Required work | A single run of lines is to be printed exactly: starting at the line with "Write the Plotly code for this chart." and ending at the line with "import plotly.graph_objects as go", both included. Leave the pictures out.

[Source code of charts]

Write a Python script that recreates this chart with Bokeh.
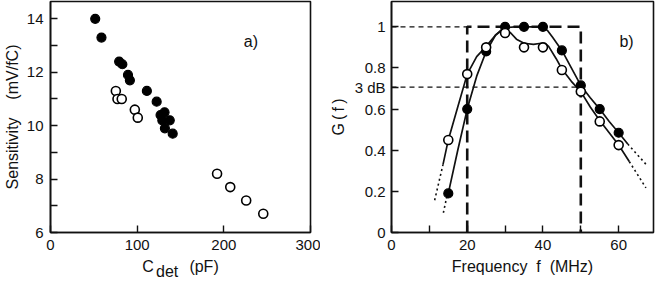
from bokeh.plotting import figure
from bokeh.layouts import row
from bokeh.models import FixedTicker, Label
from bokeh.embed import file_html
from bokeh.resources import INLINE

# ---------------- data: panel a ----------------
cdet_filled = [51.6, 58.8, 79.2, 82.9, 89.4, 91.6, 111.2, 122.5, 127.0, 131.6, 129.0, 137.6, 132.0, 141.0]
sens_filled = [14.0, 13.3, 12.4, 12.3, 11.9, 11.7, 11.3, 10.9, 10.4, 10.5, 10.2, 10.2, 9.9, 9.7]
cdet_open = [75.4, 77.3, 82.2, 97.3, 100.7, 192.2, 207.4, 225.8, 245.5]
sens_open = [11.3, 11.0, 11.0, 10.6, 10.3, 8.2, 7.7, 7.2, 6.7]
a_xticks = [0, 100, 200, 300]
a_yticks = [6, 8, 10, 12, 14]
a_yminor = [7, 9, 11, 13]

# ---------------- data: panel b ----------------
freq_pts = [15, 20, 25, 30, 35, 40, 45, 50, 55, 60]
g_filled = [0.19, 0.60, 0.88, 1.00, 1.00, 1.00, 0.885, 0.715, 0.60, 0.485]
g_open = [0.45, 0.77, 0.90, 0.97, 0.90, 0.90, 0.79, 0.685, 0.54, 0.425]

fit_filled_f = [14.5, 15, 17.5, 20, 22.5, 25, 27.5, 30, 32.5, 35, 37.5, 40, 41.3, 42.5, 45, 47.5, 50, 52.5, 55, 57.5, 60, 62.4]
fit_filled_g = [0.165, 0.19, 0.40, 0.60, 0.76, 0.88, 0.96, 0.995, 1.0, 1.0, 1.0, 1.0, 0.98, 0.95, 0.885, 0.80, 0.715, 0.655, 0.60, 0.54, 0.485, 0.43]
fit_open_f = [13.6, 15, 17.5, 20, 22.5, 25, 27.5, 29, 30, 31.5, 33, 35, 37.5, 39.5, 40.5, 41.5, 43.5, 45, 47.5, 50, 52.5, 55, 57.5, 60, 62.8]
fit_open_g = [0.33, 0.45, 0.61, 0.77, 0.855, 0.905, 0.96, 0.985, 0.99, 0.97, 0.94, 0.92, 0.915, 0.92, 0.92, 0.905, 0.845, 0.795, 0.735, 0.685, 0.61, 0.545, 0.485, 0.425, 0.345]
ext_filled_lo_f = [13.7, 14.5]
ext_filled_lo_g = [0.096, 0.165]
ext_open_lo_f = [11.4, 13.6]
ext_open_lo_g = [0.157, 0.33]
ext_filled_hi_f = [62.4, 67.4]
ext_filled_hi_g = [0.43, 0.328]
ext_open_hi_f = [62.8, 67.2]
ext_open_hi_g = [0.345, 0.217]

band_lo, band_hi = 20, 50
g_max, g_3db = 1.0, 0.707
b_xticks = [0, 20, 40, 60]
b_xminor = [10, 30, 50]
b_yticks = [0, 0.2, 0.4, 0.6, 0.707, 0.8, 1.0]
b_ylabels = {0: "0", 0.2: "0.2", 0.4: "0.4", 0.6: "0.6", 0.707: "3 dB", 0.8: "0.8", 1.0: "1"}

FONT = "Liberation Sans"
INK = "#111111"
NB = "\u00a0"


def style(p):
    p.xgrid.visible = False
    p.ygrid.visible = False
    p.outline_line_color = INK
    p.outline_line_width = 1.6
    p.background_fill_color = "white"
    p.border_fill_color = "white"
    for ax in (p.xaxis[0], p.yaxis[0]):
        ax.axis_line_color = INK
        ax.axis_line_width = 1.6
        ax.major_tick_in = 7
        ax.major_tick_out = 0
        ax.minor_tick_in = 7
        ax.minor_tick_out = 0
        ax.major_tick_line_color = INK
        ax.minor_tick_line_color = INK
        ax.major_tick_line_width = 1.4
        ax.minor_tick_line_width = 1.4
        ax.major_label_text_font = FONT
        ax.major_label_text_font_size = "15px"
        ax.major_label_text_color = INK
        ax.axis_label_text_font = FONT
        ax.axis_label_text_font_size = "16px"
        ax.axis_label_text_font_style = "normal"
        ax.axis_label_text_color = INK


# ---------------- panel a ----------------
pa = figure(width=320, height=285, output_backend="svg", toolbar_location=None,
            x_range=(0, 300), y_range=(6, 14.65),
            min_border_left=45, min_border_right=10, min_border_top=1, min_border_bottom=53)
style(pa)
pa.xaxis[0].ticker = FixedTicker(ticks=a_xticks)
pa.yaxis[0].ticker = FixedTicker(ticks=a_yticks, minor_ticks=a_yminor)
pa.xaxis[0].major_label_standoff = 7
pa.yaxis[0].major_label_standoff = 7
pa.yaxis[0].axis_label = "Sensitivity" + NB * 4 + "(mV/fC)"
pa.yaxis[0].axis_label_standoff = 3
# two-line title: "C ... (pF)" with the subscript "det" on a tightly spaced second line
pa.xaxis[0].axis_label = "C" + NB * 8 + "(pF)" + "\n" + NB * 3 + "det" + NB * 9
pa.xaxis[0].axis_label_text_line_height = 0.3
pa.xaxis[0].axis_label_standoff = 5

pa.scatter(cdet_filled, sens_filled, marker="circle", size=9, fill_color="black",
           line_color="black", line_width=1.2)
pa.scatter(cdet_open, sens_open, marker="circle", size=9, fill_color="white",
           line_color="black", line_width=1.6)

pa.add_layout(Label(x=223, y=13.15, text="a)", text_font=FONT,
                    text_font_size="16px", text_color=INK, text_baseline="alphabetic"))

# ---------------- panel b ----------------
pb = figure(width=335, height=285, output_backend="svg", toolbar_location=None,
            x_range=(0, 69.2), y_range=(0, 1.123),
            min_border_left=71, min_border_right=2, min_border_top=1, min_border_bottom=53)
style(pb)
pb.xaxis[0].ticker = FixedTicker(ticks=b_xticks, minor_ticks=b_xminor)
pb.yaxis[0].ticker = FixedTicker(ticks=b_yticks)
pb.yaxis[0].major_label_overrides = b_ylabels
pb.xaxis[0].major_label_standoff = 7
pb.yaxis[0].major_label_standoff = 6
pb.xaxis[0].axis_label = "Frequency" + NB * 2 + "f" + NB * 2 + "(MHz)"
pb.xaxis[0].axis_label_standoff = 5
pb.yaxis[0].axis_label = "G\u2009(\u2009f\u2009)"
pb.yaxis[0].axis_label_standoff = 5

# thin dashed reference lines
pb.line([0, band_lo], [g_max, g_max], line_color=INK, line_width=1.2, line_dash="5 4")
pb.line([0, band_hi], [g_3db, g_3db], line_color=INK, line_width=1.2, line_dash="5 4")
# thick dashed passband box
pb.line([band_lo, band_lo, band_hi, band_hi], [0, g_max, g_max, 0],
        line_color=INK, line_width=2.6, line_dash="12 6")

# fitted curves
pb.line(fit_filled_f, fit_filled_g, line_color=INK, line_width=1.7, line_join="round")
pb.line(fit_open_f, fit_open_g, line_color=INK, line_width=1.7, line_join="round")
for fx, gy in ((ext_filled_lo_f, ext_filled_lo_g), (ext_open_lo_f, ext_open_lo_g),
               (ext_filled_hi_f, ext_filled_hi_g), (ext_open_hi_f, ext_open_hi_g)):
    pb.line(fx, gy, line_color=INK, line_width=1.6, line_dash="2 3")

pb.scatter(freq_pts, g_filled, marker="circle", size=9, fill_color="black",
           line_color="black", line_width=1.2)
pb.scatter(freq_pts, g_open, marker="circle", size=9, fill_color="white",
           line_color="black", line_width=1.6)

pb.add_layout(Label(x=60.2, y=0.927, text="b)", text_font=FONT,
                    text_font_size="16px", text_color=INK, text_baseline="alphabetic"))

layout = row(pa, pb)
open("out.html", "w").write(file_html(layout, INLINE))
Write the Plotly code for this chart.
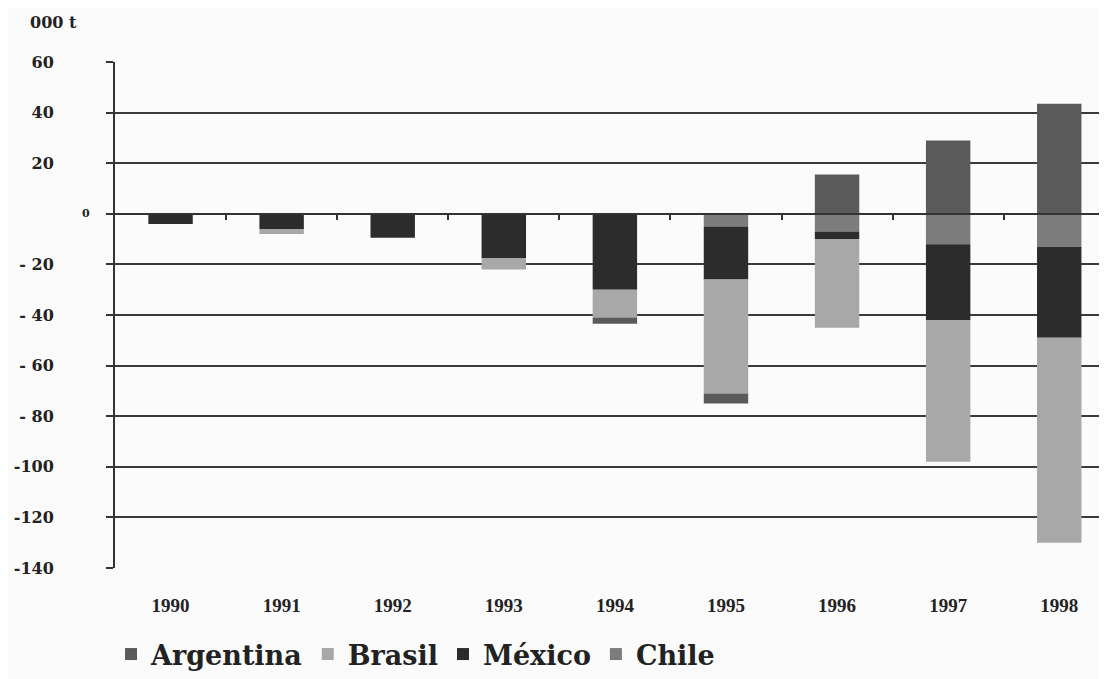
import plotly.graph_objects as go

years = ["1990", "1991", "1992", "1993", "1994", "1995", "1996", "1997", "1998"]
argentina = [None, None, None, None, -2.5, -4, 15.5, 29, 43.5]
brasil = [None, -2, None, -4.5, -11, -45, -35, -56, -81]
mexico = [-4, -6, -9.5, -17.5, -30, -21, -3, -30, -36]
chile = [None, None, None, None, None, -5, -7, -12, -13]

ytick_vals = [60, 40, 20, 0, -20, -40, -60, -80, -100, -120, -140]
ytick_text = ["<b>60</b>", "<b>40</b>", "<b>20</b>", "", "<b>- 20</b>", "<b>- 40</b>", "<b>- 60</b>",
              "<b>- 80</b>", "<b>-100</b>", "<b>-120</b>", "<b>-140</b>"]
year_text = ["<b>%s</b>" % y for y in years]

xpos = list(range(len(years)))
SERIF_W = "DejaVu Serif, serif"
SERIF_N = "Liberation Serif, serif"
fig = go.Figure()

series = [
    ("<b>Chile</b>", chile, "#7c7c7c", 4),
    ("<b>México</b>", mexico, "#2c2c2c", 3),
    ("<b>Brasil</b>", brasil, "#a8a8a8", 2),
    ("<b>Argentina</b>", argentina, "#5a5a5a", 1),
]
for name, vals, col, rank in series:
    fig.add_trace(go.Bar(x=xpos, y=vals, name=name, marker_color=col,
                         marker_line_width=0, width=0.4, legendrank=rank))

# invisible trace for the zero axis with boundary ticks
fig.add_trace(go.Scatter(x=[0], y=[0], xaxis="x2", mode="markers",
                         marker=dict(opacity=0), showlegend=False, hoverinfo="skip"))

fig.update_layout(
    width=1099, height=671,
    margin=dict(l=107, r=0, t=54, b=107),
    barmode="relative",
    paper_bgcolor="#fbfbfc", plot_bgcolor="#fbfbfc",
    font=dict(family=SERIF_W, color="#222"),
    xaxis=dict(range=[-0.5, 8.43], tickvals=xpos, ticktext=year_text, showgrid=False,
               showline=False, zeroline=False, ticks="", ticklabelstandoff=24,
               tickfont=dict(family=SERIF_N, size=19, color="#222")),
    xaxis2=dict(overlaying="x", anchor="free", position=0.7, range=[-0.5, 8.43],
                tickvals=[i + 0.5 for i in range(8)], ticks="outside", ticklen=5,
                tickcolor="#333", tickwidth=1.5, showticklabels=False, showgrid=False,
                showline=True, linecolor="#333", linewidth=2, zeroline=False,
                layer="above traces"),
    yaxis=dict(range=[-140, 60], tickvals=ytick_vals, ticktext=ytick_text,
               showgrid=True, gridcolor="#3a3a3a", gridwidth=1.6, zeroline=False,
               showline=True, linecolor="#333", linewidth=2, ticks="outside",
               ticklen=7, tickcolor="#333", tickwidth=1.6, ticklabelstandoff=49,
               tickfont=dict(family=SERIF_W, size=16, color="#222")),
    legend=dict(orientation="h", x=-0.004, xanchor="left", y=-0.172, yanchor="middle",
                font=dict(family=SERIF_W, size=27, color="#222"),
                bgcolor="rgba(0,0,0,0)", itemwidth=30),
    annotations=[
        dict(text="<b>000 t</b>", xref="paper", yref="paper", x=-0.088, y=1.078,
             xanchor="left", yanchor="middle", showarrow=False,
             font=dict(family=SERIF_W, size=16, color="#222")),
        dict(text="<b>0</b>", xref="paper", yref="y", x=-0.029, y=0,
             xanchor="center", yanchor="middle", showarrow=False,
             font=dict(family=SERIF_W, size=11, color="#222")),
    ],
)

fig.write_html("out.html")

Answer |
Write the Plotly code for this chart.
import plotly.graph_objects as go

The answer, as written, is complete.